Requirements
Retype the opening lines of the listing below, ending with the line that contains "plt.rcParams['mathtext.fontset'] = 'stix'", and leave out any pictures.

Material
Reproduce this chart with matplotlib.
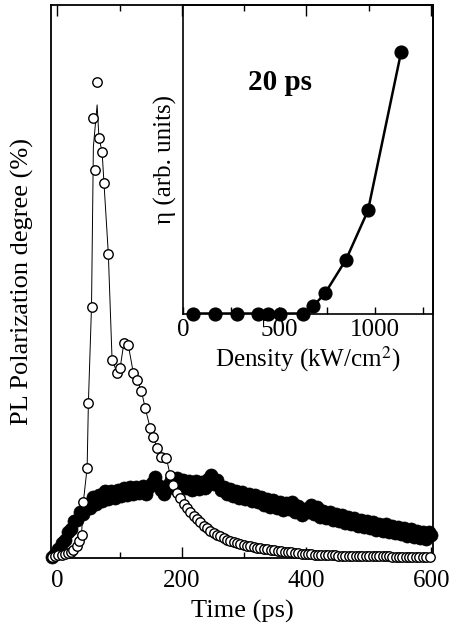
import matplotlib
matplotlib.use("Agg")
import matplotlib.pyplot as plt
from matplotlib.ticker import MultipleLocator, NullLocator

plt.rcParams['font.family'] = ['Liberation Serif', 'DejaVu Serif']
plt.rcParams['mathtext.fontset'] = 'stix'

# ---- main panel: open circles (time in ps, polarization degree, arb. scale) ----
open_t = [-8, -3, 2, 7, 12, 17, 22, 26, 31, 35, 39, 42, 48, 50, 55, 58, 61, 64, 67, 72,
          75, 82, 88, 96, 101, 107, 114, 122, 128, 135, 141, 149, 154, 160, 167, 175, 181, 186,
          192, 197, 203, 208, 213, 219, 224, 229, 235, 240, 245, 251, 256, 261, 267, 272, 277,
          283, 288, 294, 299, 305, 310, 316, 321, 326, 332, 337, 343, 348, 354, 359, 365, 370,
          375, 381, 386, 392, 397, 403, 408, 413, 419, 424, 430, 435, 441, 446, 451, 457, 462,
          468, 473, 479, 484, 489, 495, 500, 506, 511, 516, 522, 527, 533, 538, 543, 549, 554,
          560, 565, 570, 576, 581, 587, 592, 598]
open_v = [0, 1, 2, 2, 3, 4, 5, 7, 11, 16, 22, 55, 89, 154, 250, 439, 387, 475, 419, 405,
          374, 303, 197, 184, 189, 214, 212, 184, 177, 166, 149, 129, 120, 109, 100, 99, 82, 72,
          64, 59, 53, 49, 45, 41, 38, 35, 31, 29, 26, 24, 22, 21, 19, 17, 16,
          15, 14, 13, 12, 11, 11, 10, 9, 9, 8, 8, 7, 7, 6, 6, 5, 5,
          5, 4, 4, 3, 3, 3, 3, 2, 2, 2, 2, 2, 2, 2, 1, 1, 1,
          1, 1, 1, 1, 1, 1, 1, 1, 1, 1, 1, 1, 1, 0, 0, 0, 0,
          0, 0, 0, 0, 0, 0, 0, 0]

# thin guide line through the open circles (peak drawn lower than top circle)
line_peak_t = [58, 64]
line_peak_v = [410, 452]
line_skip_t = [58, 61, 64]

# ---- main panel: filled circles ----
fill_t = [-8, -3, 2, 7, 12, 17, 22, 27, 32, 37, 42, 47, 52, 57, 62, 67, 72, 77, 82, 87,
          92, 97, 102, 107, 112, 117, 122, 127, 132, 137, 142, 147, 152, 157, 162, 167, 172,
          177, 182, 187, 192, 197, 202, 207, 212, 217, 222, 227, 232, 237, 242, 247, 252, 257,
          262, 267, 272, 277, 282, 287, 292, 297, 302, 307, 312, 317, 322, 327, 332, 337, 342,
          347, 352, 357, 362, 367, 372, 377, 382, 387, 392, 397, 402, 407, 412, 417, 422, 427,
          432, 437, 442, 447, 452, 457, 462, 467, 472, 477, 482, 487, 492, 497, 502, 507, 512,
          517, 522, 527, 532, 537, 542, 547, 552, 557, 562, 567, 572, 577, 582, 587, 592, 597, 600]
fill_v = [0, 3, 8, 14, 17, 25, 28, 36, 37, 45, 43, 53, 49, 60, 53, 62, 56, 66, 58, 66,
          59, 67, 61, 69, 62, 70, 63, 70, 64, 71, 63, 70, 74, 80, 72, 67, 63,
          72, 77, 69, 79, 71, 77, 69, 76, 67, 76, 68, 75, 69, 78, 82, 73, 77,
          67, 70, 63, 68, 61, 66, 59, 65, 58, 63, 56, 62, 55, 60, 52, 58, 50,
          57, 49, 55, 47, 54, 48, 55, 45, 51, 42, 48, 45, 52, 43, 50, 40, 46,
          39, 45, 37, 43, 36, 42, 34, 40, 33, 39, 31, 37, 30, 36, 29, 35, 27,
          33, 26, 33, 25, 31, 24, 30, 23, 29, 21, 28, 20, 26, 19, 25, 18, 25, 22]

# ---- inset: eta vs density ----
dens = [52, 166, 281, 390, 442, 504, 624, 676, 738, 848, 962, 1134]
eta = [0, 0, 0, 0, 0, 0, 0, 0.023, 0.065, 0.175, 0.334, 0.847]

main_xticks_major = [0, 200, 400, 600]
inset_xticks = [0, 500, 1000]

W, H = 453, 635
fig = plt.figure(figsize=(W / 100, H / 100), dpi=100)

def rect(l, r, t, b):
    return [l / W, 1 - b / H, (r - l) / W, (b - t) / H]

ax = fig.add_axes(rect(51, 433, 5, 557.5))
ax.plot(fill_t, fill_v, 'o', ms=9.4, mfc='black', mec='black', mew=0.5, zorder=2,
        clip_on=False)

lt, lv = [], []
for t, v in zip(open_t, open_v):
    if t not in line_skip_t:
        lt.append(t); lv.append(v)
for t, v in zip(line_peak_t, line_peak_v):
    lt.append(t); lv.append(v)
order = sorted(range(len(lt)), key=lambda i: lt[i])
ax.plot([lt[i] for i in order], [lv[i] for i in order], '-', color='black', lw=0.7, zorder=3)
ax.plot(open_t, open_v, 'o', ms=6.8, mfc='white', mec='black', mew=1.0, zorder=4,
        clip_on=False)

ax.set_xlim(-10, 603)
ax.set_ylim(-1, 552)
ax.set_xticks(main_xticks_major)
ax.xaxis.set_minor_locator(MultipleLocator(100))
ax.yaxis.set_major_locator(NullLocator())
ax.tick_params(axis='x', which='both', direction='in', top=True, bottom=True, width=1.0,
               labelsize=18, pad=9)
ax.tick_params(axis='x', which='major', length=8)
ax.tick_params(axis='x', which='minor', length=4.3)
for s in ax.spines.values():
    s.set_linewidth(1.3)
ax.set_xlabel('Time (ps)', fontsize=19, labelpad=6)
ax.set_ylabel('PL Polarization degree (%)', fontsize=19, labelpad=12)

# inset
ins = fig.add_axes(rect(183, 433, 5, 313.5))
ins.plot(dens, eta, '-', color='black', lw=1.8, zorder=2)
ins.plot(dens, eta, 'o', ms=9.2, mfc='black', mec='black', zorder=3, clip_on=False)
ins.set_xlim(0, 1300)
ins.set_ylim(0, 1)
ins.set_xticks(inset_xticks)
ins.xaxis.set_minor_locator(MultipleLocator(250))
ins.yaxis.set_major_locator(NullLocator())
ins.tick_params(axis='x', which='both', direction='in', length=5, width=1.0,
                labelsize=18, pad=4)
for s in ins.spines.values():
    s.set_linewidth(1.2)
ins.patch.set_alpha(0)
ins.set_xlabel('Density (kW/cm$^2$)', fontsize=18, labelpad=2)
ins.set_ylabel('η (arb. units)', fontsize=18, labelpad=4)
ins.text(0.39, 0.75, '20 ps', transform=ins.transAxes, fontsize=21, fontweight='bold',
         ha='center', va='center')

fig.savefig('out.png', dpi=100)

Written response
Reproduce this chart with matplotlib.
import matplotlib
matplotlib.use("Agg")
import matplotlib.pyplot as plt
from matplotlib.ticker import MultipleLocator, NullLocator

plt.rcParams['font.family'] = ['Liberation Serif', 'DejaVu Serif']
plt.rcParams['mathtext.fontset'] = 'stix'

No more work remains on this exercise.